* _Your task_: Reproduce the listing below without changes, except that pictures are left out.

----------------

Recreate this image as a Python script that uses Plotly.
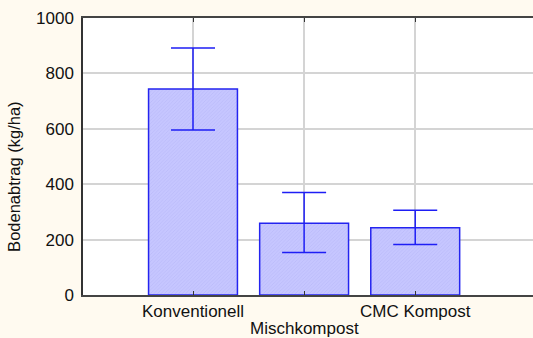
import plotly.graph_objects as go

categories = ["Konventionell", "Mischkompost", "CMC Kompost"]
tick_labels = ["Konventionell", "", "CMC Kompost"]
means = [744, 259, 243]
err_upper = [148, 111, 63]
err_lower = [148, 106, 61]
y_ticks = [0, 200, 400, 600, 800, 1000]

xpos = list(range(len(categories)))

fig = go.Figure()
fig.add_trace(go.Bar(
    x=xpos, y=means, width=0.8,
    marker=dict(
        color="#C2C2FF",
        line=dict(color="#2424F0", width=1.5),
        pattern=dict(shape="/", fillmode="overlay", fgcolor="#ADADF2", bgcolor="#C6C6FF", size=2.5, solidity=0.3),
    ),
    error_y=dict(type="data", symmetric=False, array=err_upper, arrayminus=err_lower,
                 color="#1E1EF5", thickness=1.5, width=22),
    showlegend=False,
))

font = dict(family="Liberation Sans, Arial, sans-serif", size=17, color="#111111")

fig.update_layout(
    width=533, height=338,
    margin=dict(l=83, r=0, t=18, b=43),
    paper_bgcolor="#FFFAF0", plot_bgcolor="#FFFFFF",
    font=font,
    bargap=0.2,
    xaxis=dict(
        range=[-0.99, 3.06], tickvals=xpos, ticktext=tick_labels, tickangle=0,
        automargin=False,
        showgrid=True, gridcolor="#D4D4D4", gridwidth=1.5,
        showline=True, linecolor="#444444", linewidth=2, mirror="ticks",
        ticks="inside", ticklen=4, tickcolor="#333333",
        zeroline=False, fixedrange=True,
    ),
    yaxis=dict(
        range=[0, 1000], tickvals=y_ticks, automargin=False,
        showgrid=True, gridcolor="#D4D4D4", gridwidth=1.5,
        showline=True, linecolor="#333333", linewidth=1.5,
        ticks="", zeroline=False, ticklabelstandoff=4, fixedrange=True,
    ),
    annotations=[
        dict(
            text="Bodenabtrag (kg/ha)", textangle=-90, xref="paper", yref="paper",
            x=-0.152, y=0.425, xanchor="center", yanchor="middle", showarrow=False,
            font=dict(family="Liberation Sans, Arial, sans-serif", size=16.5, color="#111111"),
        ),
        dict(
            text=categories[1], xref="x", yref="paper", x=xpos[1], y=0,
            yshift=-33, xanchor="center", yanchor="middle", showarrow=False,
            font=font,
        ),
    ],
)

fig.write_html("out.html", config={"displayModeBar": False},
               post_script="document.body.style.margin='0';document.body.style.overflow='hidden';")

----------------

* _Finished answer_:
Recreate this image as a Python script that uses Plotly.
import plotly.graph_objects as go

categories = ["Konventionell", "Mischkompost", "CMC Kompost"]
tick_labels = ["Konventionell", "", "CMC Kompost"]
means = [744, 259, 243]
err_upper = [148, 111, 63]
err_lower = [148, 106, 61]
y_ticks = [0, 200, 400, 600, 800, 1000]

xpos = list(range(len(categories)))

fig = go.Figure()
fig.add_trace(go.Bar(
    x=xpos, y=means, width=0.8,
    marker=dict(
        color="#C2C2FF",
        line=dict(color="#2424F0", width=1.5),
        pattern=dict(shape="/", fillmode="overlay", fgcolor="#ADADF2", bgcolor="#C6C6FF", size=2.5, solidity=0.3),
    ),
    error_y=dict(type="data", symmetric=False, array=err_upper, arrayminus=err_lower,
                 color="#1E1EF5", thickness=1.5, width=22),
    showlegend=False,
))

font = dict(family="Liberation Sans, Arial, sans-serif", size=17, color="#111111")

fig.update_layout(
    width=533, height=338,
    margin=dict(l=83, r=0, t=18, b=43),
    paper_bgcolor="#FFFAF0", plot_bgcolor="#FFFFFF",
    font=font,
    bargap=0.2,
    xaxis=dict(
        range=[-0.99, 3.06], tickvals=xpos, ticktext=tick_labels, tickangle=0,
        automargin=False,
        showgrid=True, gridcolor="#D4D4D4", gridwidth=1.5,
        showline=True, linecolor="#444444", linewidth=2, mirror="ticks",
        ticks="inside", ticklen=4, tickcolor="#333333",
        zeroline=False, fixedrange=True,
    ),
    yaxis=dict(
        range=[0, 1000], tickvals=y_ticks, automargin=False,
        showgrid=True, gridcolor="#D4D4D4", gridwidth=1.5,
        showline=True, linecolor="#333333", linewidth=1.5,
        ticks="", zeroline=False, ticklabelstandoff=4, fixedrange=True,
    ),
    annotations=[
        dict(
            text="Bodenabtrag (kg/ha)", textangle=-90, xref="paper", yref="paper",
            x=-0.152, y=0.425, xanchor="center", yanchor="middle", showarrow=False,
            font=dict(family="Liberation Sans, Arial, sans-serif", size=16.5, color="#111111"),
        ),
        dict(
            text=categories[1], xref="x", yref="paper", x=xpos[1], y=0,
            yshift=-33, xanchor="center", yanchor="middle", showarrow=False,
            font=font,
        ),
    ],
)

fig.write_html("out.html", config={"displayModeBar": False},
               post_script="document.body.style.margin='0';document.body.style.overflow='hidden';")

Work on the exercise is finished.